Plotting code records
******************************
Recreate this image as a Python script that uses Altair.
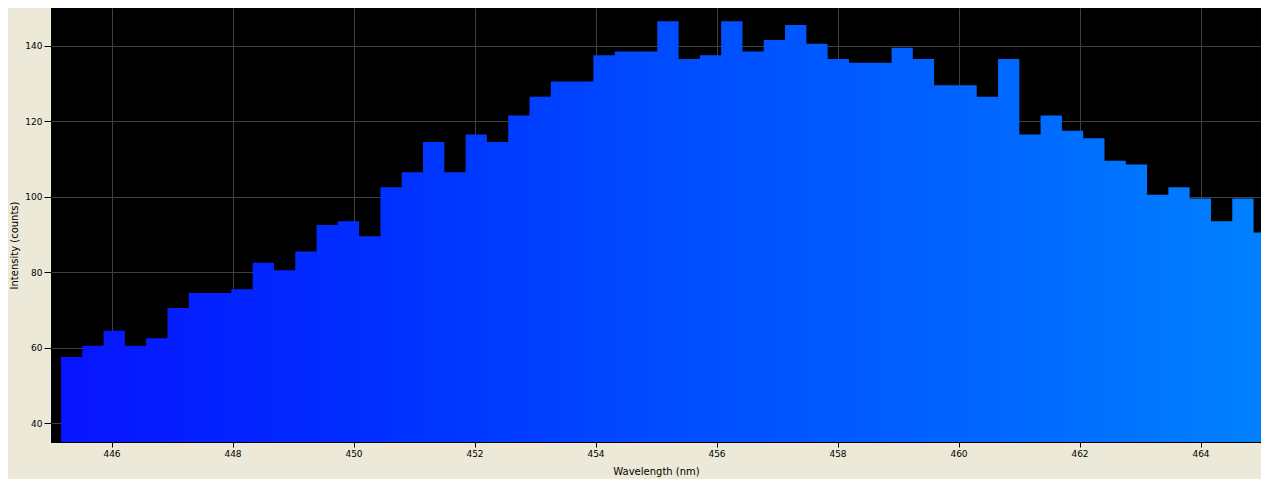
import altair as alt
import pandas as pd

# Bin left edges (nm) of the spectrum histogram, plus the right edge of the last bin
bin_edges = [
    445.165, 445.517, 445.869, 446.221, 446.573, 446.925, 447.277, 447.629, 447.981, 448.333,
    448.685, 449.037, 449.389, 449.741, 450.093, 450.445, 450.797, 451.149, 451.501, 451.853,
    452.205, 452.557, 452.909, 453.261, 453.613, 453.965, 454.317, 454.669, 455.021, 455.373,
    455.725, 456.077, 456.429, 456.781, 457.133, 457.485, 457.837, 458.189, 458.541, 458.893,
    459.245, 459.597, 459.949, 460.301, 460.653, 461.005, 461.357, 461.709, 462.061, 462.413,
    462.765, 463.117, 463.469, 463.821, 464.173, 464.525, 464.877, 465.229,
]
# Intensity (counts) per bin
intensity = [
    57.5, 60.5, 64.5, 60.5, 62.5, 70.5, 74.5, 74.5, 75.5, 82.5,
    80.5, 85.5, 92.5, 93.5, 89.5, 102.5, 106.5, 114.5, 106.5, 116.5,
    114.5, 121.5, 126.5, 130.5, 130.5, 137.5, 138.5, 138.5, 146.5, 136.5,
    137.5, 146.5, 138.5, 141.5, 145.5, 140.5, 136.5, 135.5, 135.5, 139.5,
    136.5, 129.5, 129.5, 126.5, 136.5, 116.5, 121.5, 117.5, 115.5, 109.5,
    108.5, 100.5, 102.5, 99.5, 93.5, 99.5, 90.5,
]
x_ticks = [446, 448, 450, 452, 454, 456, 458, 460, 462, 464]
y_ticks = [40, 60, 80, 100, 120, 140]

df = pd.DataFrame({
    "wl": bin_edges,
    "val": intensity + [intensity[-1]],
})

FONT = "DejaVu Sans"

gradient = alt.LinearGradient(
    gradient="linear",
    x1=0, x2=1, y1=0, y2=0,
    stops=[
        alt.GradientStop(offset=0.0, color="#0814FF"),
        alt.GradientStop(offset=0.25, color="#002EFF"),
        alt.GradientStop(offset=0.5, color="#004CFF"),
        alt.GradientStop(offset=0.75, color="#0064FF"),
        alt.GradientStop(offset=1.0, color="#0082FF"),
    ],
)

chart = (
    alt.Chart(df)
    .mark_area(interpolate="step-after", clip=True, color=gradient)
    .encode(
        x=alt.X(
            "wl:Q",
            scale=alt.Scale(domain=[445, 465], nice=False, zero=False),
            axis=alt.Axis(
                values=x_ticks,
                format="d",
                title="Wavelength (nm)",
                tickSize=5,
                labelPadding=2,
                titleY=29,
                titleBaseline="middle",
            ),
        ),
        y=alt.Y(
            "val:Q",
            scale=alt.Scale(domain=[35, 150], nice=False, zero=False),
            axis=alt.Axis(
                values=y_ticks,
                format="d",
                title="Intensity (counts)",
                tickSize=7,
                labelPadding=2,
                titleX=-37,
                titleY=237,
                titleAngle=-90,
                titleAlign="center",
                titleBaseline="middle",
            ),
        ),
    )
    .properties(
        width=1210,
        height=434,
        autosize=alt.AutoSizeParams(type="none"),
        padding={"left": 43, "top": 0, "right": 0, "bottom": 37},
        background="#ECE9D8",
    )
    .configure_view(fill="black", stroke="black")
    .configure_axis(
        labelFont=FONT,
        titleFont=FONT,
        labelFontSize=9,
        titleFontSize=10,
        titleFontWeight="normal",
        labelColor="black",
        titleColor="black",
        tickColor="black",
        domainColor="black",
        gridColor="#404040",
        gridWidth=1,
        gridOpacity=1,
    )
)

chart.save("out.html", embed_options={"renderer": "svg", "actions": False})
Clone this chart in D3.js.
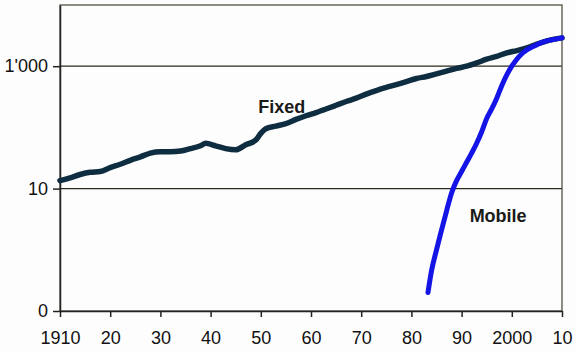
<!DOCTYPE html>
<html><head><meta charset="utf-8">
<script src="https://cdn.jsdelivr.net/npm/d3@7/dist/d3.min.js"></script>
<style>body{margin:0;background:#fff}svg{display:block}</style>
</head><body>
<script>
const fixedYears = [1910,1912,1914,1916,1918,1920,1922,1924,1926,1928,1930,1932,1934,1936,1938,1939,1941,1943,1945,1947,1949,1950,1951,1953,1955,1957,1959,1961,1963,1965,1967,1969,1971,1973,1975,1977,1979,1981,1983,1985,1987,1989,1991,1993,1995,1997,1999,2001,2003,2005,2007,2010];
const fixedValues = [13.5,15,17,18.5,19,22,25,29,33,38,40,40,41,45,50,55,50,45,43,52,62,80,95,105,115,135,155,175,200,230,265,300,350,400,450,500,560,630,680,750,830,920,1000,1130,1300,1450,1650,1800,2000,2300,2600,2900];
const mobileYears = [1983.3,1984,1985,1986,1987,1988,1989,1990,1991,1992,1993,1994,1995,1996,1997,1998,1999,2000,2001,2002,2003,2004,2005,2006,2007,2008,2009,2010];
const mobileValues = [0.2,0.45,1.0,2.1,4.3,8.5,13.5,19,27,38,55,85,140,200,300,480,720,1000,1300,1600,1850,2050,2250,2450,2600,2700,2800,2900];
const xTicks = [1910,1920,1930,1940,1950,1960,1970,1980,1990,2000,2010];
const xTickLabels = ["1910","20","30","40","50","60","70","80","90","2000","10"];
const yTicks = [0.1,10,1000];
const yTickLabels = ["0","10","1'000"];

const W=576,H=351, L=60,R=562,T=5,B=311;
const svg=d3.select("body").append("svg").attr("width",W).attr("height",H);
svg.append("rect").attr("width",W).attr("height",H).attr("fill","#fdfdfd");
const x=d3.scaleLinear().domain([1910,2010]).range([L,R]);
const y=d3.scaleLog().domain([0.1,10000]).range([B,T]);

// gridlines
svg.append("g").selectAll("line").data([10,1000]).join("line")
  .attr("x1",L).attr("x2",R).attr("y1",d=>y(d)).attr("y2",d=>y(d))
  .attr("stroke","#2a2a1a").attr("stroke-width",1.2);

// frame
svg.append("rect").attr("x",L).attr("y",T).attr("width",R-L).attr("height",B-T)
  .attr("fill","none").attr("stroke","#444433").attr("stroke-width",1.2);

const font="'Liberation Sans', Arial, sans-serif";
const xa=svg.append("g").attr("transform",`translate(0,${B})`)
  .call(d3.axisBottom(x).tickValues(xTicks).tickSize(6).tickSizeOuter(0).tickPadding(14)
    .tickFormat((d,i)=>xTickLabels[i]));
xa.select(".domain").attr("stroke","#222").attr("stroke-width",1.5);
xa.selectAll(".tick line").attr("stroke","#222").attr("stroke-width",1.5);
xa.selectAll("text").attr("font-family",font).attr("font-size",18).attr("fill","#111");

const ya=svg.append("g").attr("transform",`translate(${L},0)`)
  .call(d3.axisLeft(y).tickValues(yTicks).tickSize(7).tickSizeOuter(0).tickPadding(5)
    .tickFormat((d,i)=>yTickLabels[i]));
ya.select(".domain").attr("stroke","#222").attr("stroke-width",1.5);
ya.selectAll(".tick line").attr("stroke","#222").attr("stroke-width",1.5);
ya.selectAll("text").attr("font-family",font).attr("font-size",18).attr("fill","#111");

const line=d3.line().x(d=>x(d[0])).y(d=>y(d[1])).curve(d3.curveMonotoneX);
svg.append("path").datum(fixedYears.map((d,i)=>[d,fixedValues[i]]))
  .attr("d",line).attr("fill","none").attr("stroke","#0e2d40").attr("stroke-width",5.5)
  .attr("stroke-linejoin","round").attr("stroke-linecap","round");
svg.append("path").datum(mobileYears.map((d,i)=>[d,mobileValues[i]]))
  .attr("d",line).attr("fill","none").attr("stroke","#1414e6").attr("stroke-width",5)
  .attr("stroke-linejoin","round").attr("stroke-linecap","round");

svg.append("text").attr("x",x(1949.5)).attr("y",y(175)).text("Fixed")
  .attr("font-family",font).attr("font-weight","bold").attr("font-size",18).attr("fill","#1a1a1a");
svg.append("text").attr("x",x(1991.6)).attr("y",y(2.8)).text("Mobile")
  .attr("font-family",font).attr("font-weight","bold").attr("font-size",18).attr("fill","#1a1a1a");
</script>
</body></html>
******************************
§ **Problem**
Only the lines from the start of the entries above to the line containing "import pandas as pd" are to be given again, exactly and with both ends included; pictures are excluded.

§ **Output**
Recreate this image as a Python script that uses Altair.
import altair as alt
import pandas as pd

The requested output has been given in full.